Sentimental Friday
The other night I was looking around for something — I forget what — when I found a necklace. It's a simple chain with a red trinket and sturdy clasp, a woman's necklace. It took me a moment, but I recalled the day that I'd bought it. I bought it in a little store in downtown Bentonville, quaint, years ago. I wanted to do something nice for the girl I was involved with. I'd borrowed a CD from her earlier that week, and decided to return the case empty and the CD with the necklace — it was supposed to be cute. Well, that was the day she cut me loose. I can still remember my hands shaking as I took the CD from the brown paper sack, which also contained the necklace, then running the disk up to her doorstep.
That night I found the necklace again I began to think of other gifts unreceived. It's strange, because I can't remember the times when I actually succeeded in giving a gift to a lover; I remember the one's that're still littering my apartment. Like the stylized japanese fan that I bought for Ms. Couey. There's another necklace for this girl that used to meet me at the Cannonball (if you're savvy), only this one I didn't buy — I found it in the desk they gave me at a summer internship! I've got a canister of pecans that I bought for Temperance, with the promise of pecan pancakes. Those've been around the place for a while. I've got a necklace — green, gaudy, just her style — that I picked up at Cool Stuff for Ms. Juckno, which actually was the beginning of the decline, considering that I wanted to wait for the right time to gift it to her, and it never came (this story bothers me). I can't forget about the last couple of shots in that handle of gin I was saving for my favorite lush — the handle's still in my freezer two years later. Here's a little ditty I've written about in the past. A gift of concert tickets, which was also never received to the intended party, turned out to be a first date with another girl.
A few days ago while waiting in line at the Post Office I spotted a young couple in line for some passports. They'd looked exhausted, probably after a night of love. Still, I saw something in the woman's eyes when she looked at her lover. It was love. It was beautiful.
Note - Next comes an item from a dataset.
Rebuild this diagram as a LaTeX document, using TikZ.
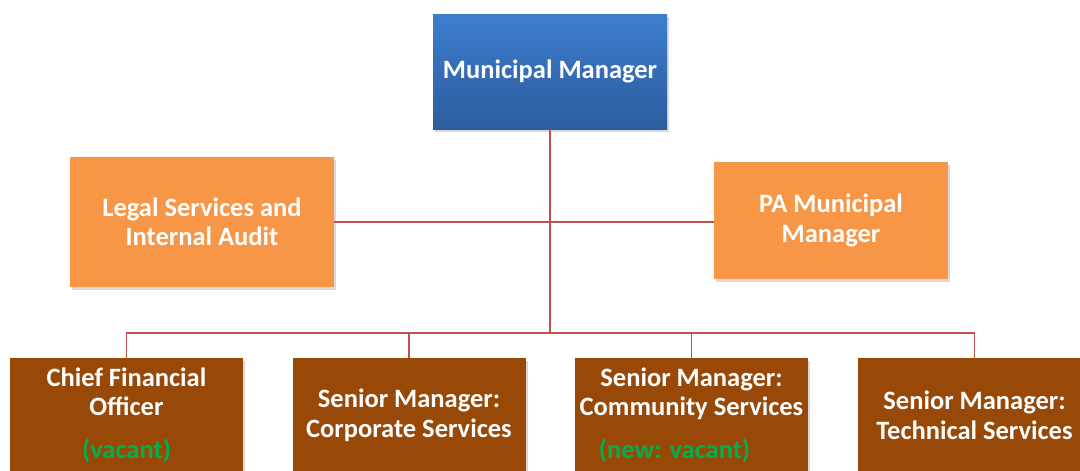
\documentclass[tikz,border=0pt]{standalone}
\usepackage{fontspec}
\setmainfont{Carlito}
\usetikzlibrary{shadows,positioning}
\definecolor{mmtop}{RGB}{61,125,206}
\definecolor{mmbot}{RGB}{44,92,158}
\definecolor{orangebox}{RGB}{247,150,70}
\definecolor{brownbox}{RGB}{152,72,7}
\definecolor{vacgreen}{RGB}{0,176,80}
\definecolor{linkred}{RGB}{192,80,77}
\tikzset{
  boxbase/.style={draw=none, align=center, text=white, inner sep=0pt,
    font=\fontsize{26.5}{29.5}\selectfont\bfseries,
    drop shadow={opacity=0.3, shadow xshift=2pt, shadow yshift=-3pt}},
  mmbox/.style={boxbase, top color=mmtop, bottom color=mmbot,
    minimum width=234pt, minimum height=115pt},
  staffbox/.style={boxbase, fill=orangebox},
  deptbox/.style={boxbase, fill=brownbox, minimum width=233pt, minimum height=114pt, anchor=north},
  link/.style={draw=linkred, line width=1.3pt}
}
\begin{document}
\begin{tikzpicture}[x=1pt,y=-1pt]
\useasboundingbox (0,0) rectangle (1080,471);
\node[mmbox] (mm) at (550,71.5) {Municipal Manager};
\node[staffbox, minimum width=264pt, minimum height=130pt] (legal) at (202,222) {Legal Services and\\Internal Audit};
\node[staffbox, minimum width=234pt, minimum height=117pt] (pa) at (831,220.5) {PA Municipal\\Manager};
\node[deptbox] (cfo) at (126.5,358) {Chief Financial\\Officer\\[13pt]\textcolor{vacgreen}{(vacant)}};
\node[deptbox] (corp) at (409,358) {Senior Manager:\\Corporate Services};
\node[deptbox] (comm) at (691.5,358) {Senior Manager:\\Community Services\\[13pt]\textcolor{vacgreen}{(new: vacant)}\hspace*{34pt}};
\node[deptbox] (tech) at (974.5,358) {Senior Manager:\\Technical Services};
\coordinate (bus) at (550,333);
\draw[link] (mm.south) -- (bus);
\draw[link] (legal.east) -- (legal.east -| pa.west);
\draw[link] (cfo.north) |- (bus);
\draw[link] (tech.north) |- (bus);
\draw[link] (corp.north) -- (corp.north |- bus);
\draw[link] (comm.north) -- (comm.north |- bus);
\end{tikzpicture}
\end{document}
When she looked at him her face changed and she glowed with love of him, trust in him, fidelity. I remarked my observation later that day to a friend who disagreed with me in my assumption that I'd never receive a look like that from a lover. She disagreed that no one would ever hold me in her eyes the way that woman at the Post Office held the love of her life. Still, my friend's eyes are still young. Mine are old and have probably seen too much. And hey, if that statement's not enough, then I've got a whole apartment full of ungiven gifts that serve now as evidence. Nevertheless, I feel that what was between the lovers at the Post Office is what I truly want. And even as I try I collect everything but that.